Cancel culture membawa berbagai dampak yang berbeda di berbagai negara. Di Korea Selatan, memboikot artis dengan citra buruk akan menciptakan acara berkualitas serta memberi peluang untuk semakin terkenalnya publik figur lain yang bertalenta tanpa latar belakang yang buruk. Namun, Cancel culture juga berdampak negatif terutama pada individu yang diboikot. Munculnya informasi yang beredar dengan cepat namun tidak valid atau bertentangan dengan kebenaran, bisa menjadi dasar atas tindakan masyarakat yang terlalu terburu-buru untuk memutuskan bersalahnya seseorang atau tidak.
Di Indonesia sendiri, Cancel Culture belum diterapkan secara efektif seperti di Korea Selatan. Banyaknya artis yang tetap tampil di acara-acara televisi Indonesia meski memiliki citra buruk menjadi bukti nyata bahwa cancel culture belum banyak dikenal dan diterapkan di pertelevisian serta warganet Indonesia. Artis atau publik figur yang memiliki citra buruk, seperti masalah atau bahkan skandal, kerap diundang ke berbagai acara televisi. Karena itu, acara televisi di Indonesia cenderung hanya berisi sensasi dan gosip yang belum pasti kebenarannya.
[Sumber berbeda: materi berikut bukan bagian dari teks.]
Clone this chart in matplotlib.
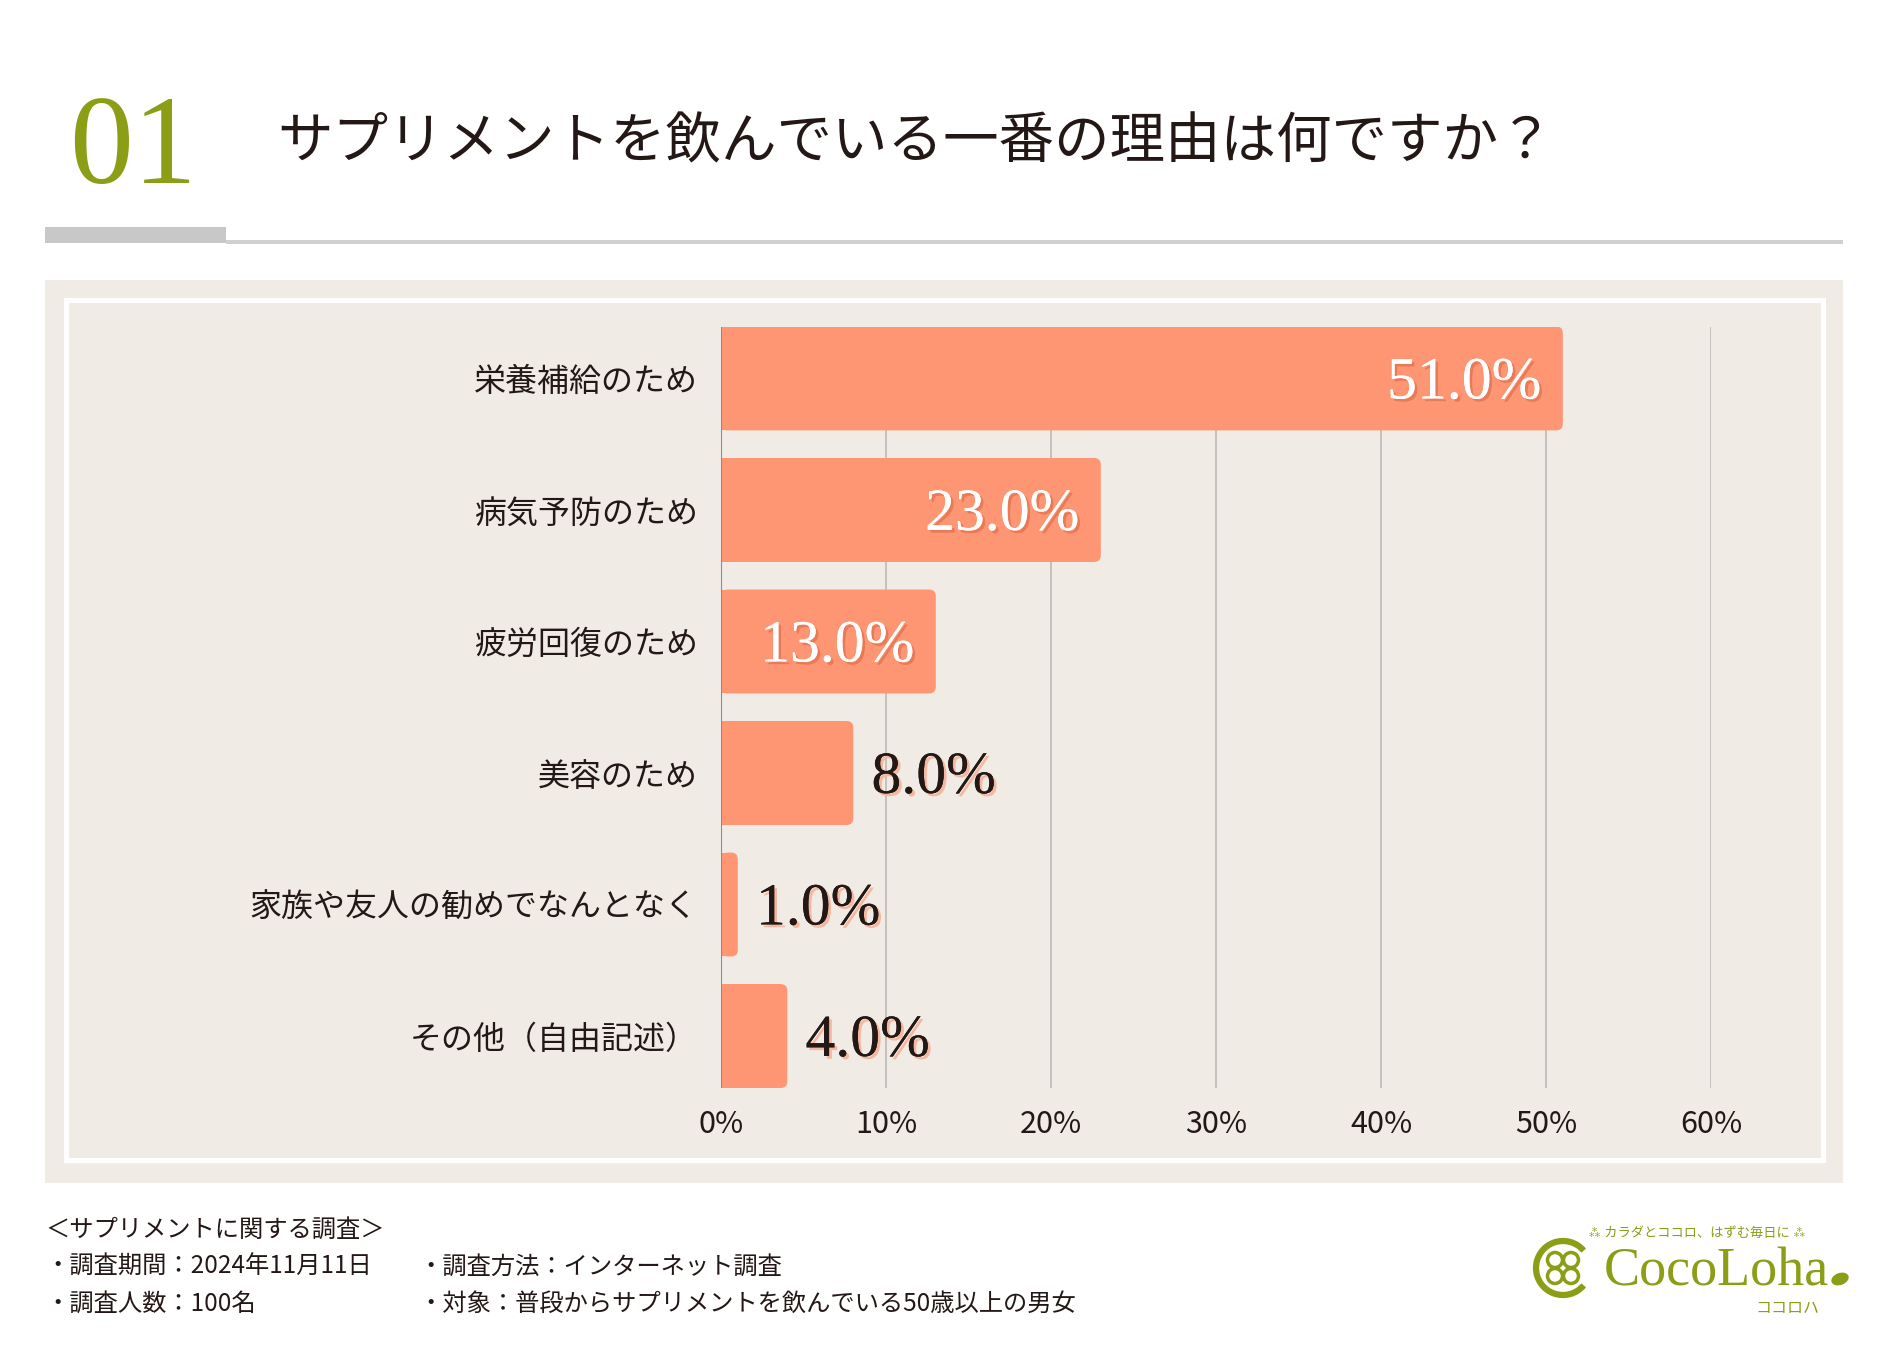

Bahkan, Beberapa publik figur yang memiliki kasus perselingkuhan justru masih kerap muncul di beberapa sinetron dan film. Seorang pemeran film Like & Share yang diberitakan dengan kasus perselingkuhan dan playing victim. Arawinda Kirana dituding sebagai orang ketiga dalam hubungan rumah tangga. Hal ini menuai beragam kontroversi dan reaksi dari netizen Indonesia karena segera setelah beredar rumor bahwa Arawinda dituding sebagai orang ketiga dalam suatu hubungan rumah tangga, netizen Indonesia sempat memboikot dan menolak untuk menonton penayangan film Like & Share di Bioskop.
Netizen Indonesia sebagian beranggapan bahwa film adalah seni dan sama sekali tidak berkaitan dengan bagaimana latar belakang aktor atau aktris yang berperan di film like & share tersebut. Maka dari itu, mereka tetap menonton film tersebut di masa penayangannya. Sebagian lagi beranggapan jika menonton film tersebut sama saja memberikan peluang Arawinda untuk semakin naik daun dan akan menguntungkan bagi Arawinda sendiri karena filmnya akan memiliki rating bagus serta akan populer di kalangan masyarakat. Mereka percaya dengan tidak menonton film dengan Like & Share tersebut akan membawa pengaruh baik bagi pertelevisian Indonesia karena akan mengurangi atau bahkan tidak berkolaborasi lagi dengan artis-artis yang memiliki citra buruk yang dirasa tidak cocok dengan  nilai moral dan etika di masyarakat terhadap publik figur.
Beragam komentar netizen Indonesia itu juga menunjukan bahwa sifat permisif dan standar ganda pada publik figur indonesia lebih dominan mengendalikan masyarakat daripada berperilaku selektif terhadap seorang publik figur yang dikenal luas oleh masyarakat umum. Yang mana seharusnya seorang selebriti atau publik figur menjadi seseorang yang patut menjadi panutan dan sebagai seorang teladan di kancah nasional.